[Data extracted from a collection]
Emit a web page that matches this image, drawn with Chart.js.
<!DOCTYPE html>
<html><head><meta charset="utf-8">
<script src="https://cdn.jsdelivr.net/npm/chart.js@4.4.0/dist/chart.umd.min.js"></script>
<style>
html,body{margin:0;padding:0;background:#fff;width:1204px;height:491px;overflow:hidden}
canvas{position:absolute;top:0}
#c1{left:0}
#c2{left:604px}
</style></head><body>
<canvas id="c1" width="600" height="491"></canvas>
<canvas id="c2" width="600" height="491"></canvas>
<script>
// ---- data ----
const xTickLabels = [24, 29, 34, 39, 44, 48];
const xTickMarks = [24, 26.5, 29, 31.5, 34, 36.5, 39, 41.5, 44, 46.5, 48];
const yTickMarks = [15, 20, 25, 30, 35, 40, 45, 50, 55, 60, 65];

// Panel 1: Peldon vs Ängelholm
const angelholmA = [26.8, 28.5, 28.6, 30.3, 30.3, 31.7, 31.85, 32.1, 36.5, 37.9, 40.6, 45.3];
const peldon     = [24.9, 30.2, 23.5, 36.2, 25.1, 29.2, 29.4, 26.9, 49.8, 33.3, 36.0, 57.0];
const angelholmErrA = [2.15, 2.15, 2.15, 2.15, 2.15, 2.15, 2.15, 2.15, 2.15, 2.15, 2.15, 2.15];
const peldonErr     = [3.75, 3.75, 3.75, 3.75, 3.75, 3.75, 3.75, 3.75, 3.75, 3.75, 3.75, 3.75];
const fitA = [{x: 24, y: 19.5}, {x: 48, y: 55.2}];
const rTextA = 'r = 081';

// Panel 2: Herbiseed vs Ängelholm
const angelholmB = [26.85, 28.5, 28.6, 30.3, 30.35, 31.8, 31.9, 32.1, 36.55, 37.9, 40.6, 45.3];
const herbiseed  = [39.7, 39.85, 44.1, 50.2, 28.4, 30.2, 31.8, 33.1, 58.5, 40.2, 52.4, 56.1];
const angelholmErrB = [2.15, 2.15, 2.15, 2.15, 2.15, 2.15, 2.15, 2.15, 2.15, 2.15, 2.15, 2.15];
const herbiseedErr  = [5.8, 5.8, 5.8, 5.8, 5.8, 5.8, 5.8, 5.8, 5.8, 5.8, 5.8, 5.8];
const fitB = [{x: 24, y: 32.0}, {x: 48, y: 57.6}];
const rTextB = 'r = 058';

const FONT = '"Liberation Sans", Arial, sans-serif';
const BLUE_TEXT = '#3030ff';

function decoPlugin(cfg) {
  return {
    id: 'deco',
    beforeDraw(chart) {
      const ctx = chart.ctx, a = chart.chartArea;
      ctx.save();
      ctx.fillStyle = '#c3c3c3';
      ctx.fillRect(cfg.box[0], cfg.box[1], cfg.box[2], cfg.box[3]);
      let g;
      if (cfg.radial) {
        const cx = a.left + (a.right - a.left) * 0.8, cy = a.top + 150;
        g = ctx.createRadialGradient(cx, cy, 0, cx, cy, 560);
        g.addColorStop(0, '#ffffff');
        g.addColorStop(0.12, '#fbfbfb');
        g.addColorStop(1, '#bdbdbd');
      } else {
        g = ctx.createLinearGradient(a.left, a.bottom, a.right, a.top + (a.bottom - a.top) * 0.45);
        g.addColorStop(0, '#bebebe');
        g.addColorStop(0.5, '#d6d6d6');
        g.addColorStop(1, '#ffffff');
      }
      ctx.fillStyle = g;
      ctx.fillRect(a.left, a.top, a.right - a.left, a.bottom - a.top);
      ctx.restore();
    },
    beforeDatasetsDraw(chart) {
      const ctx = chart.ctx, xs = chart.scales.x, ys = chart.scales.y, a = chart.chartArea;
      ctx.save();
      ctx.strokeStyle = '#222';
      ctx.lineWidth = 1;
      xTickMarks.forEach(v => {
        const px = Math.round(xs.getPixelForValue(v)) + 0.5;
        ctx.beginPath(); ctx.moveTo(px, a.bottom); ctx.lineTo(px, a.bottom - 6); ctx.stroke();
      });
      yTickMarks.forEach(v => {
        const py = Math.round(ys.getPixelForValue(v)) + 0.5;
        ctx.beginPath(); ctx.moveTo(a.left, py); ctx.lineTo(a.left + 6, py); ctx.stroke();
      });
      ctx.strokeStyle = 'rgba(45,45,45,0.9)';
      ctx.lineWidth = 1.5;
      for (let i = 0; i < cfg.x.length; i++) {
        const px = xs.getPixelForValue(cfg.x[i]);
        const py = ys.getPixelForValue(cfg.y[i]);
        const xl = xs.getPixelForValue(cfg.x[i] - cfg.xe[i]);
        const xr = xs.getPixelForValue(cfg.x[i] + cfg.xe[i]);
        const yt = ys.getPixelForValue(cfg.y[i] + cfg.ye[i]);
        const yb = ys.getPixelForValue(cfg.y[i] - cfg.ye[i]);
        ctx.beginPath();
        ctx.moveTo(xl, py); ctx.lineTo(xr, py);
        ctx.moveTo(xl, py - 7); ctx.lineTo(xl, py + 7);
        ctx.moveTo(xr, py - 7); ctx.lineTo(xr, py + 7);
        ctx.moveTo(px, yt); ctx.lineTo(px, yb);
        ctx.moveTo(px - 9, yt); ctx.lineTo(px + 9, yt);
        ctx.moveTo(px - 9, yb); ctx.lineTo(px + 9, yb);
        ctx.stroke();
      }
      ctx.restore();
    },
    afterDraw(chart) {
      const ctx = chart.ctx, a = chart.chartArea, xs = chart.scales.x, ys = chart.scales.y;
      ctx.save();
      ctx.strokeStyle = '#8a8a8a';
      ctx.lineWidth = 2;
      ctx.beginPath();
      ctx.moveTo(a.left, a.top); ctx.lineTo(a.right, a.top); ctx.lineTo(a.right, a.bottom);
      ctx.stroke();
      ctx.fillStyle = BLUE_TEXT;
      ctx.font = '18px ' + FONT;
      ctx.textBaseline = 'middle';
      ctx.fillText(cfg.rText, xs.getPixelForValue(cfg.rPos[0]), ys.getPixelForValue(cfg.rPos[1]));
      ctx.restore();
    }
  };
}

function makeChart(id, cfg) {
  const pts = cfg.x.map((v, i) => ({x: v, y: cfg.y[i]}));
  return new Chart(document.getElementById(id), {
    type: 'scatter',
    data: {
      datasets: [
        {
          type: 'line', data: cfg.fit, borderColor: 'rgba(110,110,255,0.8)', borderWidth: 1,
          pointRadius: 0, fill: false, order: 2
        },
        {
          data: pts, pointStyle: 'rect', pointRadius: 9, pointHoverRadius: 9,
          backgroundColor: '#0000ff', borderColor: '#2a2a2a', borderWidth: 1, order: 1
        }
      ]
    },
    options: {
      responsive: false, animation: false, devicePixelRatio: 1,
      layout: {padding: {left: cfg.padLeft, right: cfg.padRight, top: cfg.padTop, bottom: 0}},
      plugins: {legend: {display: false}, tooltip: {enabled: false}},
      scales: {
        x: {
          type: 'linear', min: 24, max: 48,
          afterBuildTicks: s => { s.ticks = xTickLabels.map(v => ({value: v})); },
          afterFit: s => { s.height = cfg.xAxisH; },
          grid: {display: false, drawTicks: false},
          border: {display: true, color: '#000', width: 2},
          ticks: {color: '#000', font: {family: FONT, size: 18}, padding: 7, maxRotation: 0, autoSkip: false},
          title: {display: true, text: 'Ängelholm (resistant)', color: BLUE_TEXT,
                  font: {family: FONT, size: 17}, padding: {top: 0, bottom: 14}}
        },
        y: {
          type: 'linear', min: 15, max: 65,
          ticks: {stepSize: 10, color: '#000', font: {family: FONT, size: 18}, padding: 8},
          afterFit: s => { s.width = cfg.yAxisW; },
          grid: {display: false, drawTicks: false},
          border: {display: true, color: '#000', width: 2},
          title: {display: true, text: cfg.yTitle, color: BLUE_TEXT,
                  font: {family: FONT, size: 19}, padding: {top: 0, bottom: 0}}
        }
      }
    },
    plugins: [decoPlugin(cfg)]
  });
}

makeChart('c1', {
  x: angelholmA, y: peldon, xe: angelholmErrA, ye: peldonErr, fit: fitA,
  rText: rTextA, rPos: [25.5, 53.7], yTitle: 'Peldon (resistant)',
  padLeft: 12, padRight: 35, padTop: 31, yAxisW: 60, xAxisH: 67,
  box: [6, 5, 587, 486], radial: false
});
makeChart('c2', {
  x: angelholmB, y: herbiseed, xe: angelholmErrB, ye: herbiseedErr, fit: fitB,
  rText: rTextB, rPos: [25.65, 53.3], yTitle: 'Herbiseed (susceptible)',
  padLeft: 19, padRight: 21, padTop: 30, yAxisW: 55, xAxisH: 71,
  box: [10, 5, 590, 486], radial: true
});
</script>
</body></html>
==
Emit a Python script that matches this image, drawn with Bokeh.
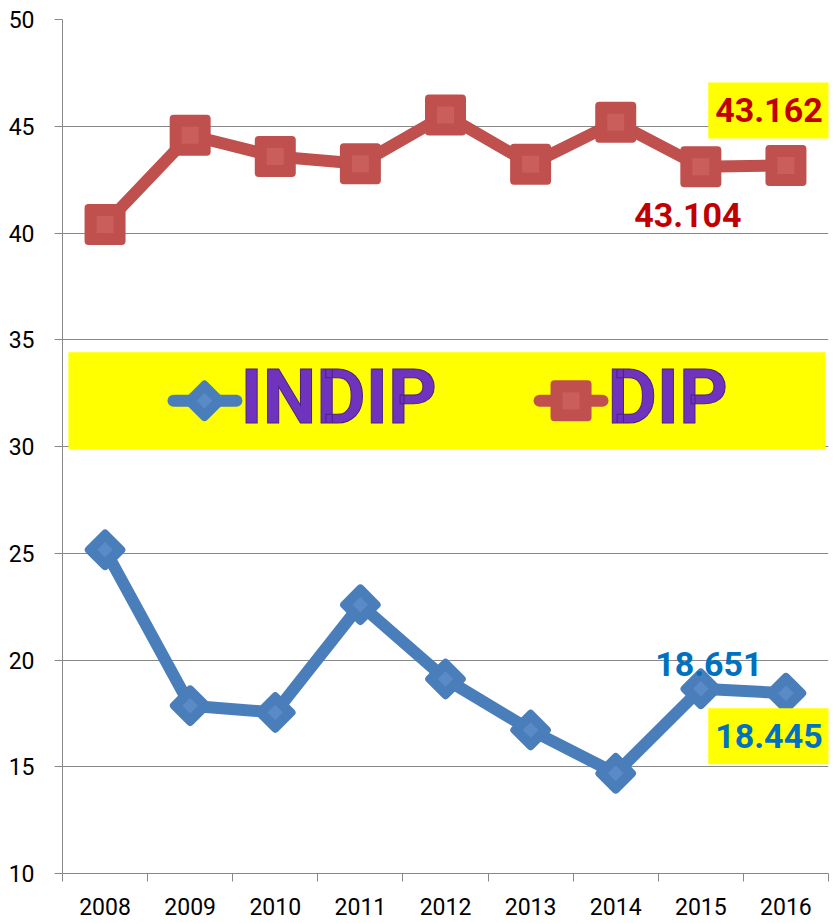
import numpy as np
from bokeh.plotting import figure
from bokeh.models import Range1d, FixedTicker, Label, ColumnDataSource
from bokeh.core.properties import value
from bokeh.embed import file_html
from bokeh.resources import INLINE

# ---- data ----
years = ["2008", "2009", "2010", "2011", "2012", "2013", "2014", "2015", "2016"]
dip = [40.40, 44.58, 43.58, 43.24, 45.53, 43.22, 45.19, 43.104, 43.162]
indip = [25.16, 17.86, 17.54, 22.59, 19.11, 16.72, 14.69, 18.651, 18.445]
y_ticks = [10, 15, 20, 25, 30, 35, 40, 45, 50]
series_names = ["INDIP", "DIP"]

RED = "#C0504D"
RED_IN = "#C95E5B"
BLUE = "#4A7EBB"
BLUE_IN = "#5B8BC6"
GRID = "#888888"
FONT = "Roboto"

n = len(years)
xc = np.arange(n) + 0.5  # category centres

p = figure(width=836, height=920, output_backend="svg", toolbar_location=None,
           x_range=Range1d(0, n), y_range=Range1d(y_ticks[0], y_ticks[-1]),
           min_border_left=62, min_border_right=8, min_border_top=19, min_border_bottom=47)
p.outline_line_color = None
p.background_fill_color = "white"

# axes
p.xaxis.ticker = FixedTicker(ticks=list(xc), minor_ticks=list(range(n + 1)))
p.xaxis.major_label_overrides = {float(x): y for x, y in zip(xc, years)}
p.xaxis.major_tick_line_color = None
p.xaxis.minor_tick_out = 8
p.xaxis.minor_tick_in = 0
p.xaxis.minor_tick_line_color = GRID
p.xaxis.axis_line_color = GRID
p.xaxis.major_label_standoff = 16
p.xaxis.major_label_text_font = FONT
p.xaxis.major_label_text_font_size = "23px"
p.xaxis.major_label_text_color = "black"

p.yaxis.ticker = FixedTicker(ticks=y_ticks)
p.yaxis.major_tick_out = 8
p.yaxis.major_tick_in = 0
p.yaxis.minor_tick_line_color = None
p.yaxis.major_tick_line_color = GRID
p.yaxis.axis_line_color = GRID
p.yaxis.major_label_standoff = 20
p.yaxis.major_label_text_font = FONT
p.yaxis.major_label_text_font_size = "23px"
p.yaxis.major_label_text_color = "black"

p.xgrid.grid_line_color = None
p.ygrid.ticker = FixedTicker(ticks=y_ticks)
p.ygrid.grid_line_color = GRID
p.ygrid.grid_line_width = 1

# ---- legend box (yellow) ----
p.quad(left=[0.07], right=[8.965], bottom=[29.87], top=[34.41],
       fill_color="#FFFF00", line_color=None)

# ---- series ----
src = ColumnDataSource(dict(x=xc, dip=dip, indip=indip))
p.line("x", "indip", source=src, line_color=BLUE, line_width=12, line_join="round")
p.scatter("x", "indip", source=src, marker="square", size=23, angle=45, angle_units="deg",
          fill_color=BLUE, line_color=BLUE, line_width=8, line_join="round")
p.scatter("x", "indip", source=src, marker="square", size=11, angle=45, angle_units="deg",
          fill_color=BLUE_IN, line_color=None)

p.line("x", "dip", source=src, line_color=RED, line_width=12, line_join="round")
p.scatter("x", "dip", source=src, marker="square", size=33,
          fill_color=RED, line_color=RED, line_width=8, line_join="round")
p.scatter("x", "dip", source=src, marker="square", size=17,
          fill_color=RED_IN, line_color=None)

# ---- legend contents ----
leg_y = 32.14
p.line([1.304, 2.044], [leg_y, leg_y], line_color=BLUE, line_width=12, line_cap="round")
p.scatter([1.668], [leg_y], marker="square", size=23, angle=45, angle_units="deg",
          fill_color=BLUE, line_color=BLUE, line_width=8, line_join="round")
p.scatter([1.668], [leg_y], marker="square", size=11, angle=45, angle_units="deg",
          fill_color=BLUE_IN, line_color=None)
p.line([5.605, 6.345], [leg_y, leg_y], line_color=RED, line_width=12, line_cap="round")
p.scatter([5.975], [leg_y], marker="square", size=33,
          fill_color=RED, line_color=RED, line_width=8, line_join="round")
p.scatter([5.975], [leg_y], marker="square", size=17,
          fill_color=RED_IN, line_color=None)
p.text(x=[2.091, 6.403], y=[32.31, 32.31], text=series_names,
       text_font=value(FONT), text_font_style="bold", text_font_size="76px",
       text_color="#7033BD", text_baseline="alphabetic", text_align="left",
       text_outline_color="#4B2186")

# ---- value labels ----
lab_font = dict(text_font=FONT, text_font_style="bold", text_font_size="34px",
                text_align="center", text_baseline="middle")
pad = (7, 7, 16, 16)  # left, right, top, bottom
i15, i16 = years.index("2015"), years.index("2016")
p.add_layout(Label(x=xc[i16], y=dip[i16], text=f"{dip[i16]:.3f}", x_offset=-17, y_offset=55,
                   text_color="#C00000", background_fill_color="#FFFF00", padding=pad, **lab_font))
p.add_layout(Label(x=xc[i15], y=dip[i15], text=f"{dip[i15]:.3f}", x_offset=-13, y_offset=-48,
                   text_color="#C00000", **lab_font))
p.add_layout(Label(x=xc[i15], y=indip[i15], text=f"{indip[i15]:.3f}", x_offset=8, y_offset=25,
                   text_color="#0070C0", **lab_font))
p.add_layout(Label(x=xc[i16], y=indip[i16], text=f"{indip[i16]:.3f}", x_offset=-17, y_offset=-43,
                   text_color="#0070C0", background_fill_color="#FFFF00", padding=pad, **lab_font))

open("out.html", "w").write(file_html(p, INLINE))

__WHAT THE EXERCISE ASKS__.
Search the records for the word "Emit" and copy every line where it occurs.

__SOLVED PROBLEM__.
Emit a web page that matches this image, drawn with Chart.js.
Emit a Python script that matches this image, drawn with Bokeh.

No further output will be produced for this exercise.